# YOUR TASK
Below is a listing to transcribe in full and exactly; keep the pictures out.

# SOURCE DATA
— start —
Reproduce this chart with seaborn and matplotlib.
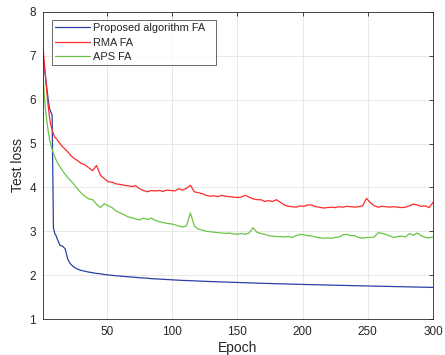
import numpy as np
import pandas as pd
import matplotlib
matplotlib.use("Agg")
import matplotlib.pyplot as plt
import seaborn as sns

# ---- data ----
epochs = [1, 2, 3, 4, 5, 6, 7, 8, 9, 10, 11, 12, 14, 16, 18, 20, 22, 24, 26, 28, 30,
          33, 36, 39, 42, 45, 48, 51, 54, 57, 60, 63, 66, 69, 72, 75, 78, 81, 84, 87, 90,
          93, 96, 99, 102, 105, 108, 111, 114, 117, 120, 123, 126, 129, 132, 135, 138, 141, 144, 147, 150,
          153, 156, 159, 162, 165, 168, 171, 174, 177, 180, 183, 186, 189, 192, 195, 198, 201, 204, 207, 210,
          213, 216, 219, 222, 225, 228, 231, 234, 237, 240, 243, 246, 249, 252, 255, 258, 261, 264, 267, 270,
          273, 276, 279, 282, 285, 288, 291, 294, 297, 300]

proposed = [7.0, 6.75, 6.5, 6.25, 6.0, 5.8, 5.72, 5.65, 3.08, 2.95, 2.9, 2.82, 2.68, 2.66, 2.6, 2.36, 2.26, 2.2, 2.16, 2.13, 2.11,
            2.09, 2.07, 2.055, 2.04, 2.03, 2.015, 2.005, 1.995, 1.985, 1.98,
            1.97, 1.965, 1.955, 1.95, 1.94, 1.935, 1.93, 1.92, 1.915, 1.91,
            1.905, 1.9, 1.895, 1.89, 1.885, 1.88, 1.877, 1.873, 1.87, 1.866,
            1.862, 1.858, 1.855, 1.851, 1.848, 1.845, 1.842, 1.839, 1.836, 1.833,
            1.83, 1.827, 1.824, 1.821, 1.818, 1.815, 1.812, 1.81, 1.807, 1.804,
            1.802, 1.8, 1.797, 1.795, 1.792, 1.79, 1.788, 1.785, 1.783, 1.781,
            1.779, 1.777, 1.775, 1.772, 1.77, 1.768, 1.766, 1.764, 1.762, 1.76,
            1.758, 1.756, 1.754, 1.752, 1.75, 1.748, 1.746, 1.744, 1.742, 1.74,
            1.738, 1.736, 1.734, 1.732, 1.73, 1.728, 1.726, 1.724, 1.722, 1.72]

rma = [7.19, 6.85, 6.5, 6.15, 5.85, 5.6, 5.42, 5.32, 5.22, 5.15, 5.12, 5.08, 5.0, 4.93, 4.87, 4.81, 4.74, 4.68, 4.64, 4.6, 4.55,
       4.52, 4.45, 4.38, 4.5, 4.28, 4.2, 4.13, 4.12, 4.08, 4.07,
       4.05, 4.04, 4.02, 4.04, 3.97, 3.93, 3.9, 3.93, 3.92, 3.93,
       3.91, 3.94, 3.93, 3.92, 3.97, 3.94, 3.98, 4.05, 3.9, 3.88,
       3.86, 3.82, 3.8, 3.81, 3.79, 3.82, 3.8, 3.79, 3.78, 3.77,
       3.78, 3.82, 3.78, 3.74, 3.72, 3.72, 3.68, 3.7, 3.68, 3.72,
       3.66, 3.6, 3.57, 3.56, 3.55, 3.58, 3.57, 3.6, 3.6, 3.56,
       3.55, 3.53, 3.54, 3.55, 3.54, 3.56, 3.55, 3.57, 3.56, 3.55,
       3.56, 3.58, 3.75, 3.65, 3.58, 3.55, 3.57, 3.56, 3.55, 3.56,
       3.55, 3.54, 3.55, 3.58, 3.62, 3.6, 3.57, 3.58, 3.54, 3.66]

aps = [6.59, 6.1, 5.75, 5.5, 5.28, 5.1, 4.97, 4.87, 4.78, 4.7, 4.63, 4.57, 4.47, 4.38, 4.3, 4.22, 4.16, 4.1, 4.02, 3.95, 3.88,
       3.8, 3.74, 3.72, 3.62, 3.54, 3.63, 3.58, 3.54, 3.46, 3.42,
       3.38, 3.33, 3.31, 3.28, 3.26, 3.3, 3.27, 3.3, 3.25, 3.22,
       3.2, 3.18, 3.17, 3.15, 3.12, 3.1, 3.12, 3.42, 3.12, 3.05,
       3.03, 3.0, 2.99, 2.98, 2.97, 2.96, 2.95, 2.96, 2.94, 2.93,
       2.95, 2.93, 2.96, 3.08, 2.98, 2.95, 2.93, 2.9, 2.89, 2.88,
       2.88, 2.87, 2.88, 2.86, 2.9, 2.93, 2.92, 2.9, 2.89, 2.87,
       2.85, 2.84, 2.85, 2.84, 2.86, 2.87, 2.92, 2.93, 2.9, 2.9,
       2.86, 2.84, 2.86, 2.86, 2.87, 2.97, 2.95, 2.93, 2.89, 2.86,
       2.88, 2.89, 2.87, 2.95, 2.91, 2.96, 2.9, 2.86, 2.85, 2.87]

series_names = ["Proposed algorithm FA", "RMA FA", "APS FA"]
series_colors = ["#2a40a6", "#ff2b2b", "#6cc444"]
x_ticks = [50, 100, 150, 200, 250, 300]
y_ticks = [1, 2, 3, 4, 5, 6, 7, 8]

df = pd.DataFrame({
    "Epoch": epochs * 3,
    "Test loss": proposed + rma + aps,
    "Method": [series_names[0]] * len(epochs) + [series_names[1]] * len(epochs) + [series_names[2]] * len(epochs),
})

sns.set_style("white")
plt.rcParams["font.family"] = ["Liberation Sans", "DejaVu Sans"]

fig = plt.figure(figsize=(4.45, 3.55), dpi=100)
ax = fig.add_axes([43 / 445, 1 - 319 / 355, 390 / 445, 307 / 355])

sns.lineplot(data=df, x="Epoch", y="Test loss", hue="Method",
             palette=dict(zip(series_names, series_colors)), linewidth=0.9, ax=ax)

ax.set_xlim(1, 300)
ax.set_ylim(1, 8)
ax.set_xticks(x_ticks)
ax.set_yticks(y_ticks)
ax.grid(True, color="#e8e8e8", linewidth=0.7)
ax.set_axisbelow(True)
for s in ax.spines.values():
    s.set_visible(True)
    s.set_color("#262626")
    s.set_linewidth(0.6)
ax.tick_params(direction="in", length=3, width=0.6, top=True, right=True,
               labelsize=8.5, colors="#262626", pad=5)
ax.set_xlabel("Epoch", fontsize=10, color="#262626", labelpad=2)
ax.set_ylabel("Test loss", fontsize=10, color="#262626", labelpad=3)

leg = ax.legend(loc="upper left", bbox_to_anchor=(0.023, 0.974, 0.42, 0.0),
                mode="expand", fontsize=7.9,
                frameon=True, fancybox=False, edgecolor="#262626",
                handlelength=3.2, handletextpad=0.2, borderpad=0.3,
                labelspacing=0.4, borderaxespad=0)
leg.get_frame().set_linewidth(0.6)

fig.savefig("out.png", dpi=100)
— end —
# ANSWER IN FULL
Reproduce this chart with seaborn and matplotlib.
import numpy as np
import pandas as pd
import matplotlib
matplotlib.use("Agg")
import matplotlib.pyplot as plt
import seaborn as sns

# ---- data ----
epochs = [1, 2, 3, 4, 5, 6, 7, 8, 9, 10, 11, 12, 14, 16, 18, 20, 22, 24, 26, 28, 30,
          33, 36, 39, 42, 45, 48, 51, 54, 57, 60, 63, 66, 69, 72, 75, 78, 81, 84, 87, 90,
          93, 96, 99, 102, 105, 108, 111, 114, 117, 120, 123, 126, 129, 132, 135, 138, 141, 144, 147, 150,
          153, 156, 159, 162, 165, 168, 171, 174, 177, 180, 183, 186, 189, 192, 195, 198, 201, 204, 207, 210,
          213, 216, 219, 222, 225, 228, 231, 234, 237, 240, 243, 246, 249, 252, 255, 258, 261, 264, 267, 270,
          273, 276, 279, 282, 285, 288, 291, 294, 297, 300]

proposed = [7.0, 6.75, 6.5, 6.25, 6.0, 5.8, 5.72, 5.65, 3.08, 2.95, 2.9, 2.82, 2.68, 2.66, 2.6, 2.36, 2.26, 2.2, 2.16, 2.13, 2.11,
            2.09, 2.07, 2.055, 2.04, 2.03, 2.015, 2.005, 1.995, 1.985, 1.98,
            1.97, 1.965, 1.955, 1.95, 1.94, 1.935, 1.93, 1.92, 1.915, 1.91,
            1.905, 1.9, 1.895, 1.89, 1.885, 1.88, 1.877, 1.873, 1.87, 1.866,
            1.862, 1.858, 1.855, 1.851, 1.848, 1.845, 1.842, 1.839, 1.836, 1.833,
            1.83, 1.827, 1.824, 1.821, 1.818, 1.815, 1.812, 1.81, 1.807, 1.804,
            1.802, 1.8, 1.797, 1.795, 1.792, 1.79, 1.788, 1.785, 1.783, 1.781,
            1.779, 1.777, 1.775, 1.772, 1.77, 1.768, 1.766, 1.764, 1.762, 1.76,
            1.758, 1.756, 1.754, 1.752, 1.75, 1.748, 1.746, 1.744, 1.742, 1.74,
            1.738, 1.736, 1.734, 1.732, 1.73, 1.728, 1.726, 1.724, 1.722, 1.72]

rma = [7.19, 6.85, 6.5, 6.15, 5.85, 5.6, 5.42, 5.32, 5.22, 5.15, 5.12, 5.08, 5.0, 4.93, 4.87, 4.81, 4.74, 4.68, 4.64, 4.6, 4.55,
       4.52, 4.45, 4.38, 4.5, 4.28, 4.2, 4.13, 4.12, 4.08, 4.07,
       4.05, 4.04, 4.02, 4.04, 3.97, 3.93, 3.9, 3.93, 3.92, 3.93,
       3.91, 3.94, 3.93, 3.92, 3.97, 3.94, 3.98, 4.05, 3.9, 3.88,
       3.86, 3.82, 3.8, 3.81, 3.79, 3.82, 3.8, 3.79, 3.78, 3.77,
       3.78, 3.82, 3.78, 3.74, 3.72, 3.72, 3.68, 3.7, 3.68, 3.72,
       3.66, 3.6, 3.57, 3.56, 3.55, 3.58, 3.57, 3.6, 3.6, 3.56,
       3.55, 3.53, 3.54, 3.55, 3.54, 3.56, 3.55, 3.57, 3.56, 3.55,
       3.56, 3.58, 3.75, 3.65, 3.58, 3.55, 3.57, 3.56, 3.55, 3.56,
       3.55, 3.54, 3.55, 3.58, 3.62, 3.6, 3.57, 3.58, 3.54, 3.66]

aps = [6.59, 6.1, 5.75, 5.5, 5.28, 5.1, 4.97, 4.87, 4.78, 4.7, 4.63, 4.57, 4.47, 4.38, 4.3, 4.22, 4.16, 4.1, 4.02, 3.95, 3.88,
       3.8, 3.74, 3.72, 3.62, 3.54, 3.63, 3.58, 3.54, 3.46, 3.42,
       3.38, 3.33, 3.31, 3.28, 3.26, 3.3, 3.27, 3.3, 3.25, 3.22,
       3.2, 3.18, 3.17, 3.15, 3.12, 3.1, 3.12, 3.42, 3.12, 3.05,
       3.03, 3.0, 2.99, 2.98, 2.97, 2.96, 2.95, 2.96, 2.94, 2.93,
       2.95, 2.93, 2.96, 3.08, 2.98, 2.95, 2.93, 2.9, 2.89, 2.88,
       2.88, 2.87, 2.88, 2.86, 2.9, 2.93, 2.92, 2.9, 2.89, 2.87,
       2.85, 2.84, 2.85, 2.84, 2.86, 2.87, 2.92, 2.93, 2.9, 2.9,
       2.86, 2.84, 2.86, 2.86, 2.87, 2.97, 2.95, 2.93, 2.89, 2.86,
       2.88, 2.89, 2.87, 2.95, 2.91, 2.96, 2.9, 2.86, 2.85, 2.87]

series_names = ["Proposed algorithm FA", "RMA FA", "APS FA"]
series_colors = ["#2a40a6", "#ff2b2b", "#6cc444"]
x_ticks = [50, 100, 150, 200, 250, 300]
y_ticks = [1, 2, 3, 4, 5, 6, 7, 8]

df = pd.DataFrame({
    "Epoch": epochs * 3,
    "Test loss": proposed + rma + aps,
    "Method": [series_names[0]] * len(epochs) + [series_names[1]] * len(epochs) + [series_names[2]] * len(epochs),
})

sns.set_style("white")
plt.rcParams["font.family"] = ["Liberation Sans", "DejaVu Sans"]

fig = plt.figure(figsize=(4.45, 3.55), dpi=100)
ax = fig.add_axes([43 / 445, 1 - 319 / 355, 390 / 445, 307 / 355])

sns.lineplot(data=df, x="Epoch", y="Test loss", hue="Method",
             palette=dict(zip(series_names, series_colors)), linewidth=0.9, ax=ax)

ax.set_xlim(1, 300)
ax.set_ylim(1, 8)
ax.set_xticks(x_ticks)
ax.set_yticks(y_ticks)
ax.grid(True, color="#e8e8e8", linewidth=0.7)
ax.set_axisbelow(True)
for s in ax.spines.values():
    s.set_visible(True)
    s.set_color("#262626")
    s.set_linewidth(0.6)
ax.tick_params(direction="in", length=3, width=0.6, top=True, right=True,
               labelsize=8.5, colors="#262626", pad=5)
ax.set_xlabel("Epoch", fontsize=10, color="#262626", labelpad=2)
ax.set_ylabel("Test loss", fontsize=10, color="#262626", labelpad=3)

leg = ax.legend(loc="upper left", bbox_to_anchor=(0.023, 0.974, 0.42, 0.0),
                mode="expand", fontsize=7.9,
                frameon=True, fancybox=False, edgecolor="#262626",
                handlelength=3.2, handletextpad=0.2, borderpad=0.3,
                labelspacing=0.4, borderaxespad=0)
leg.get_frame().set_linewidth(0.6)

fig.savefig("out.png", dpi=100)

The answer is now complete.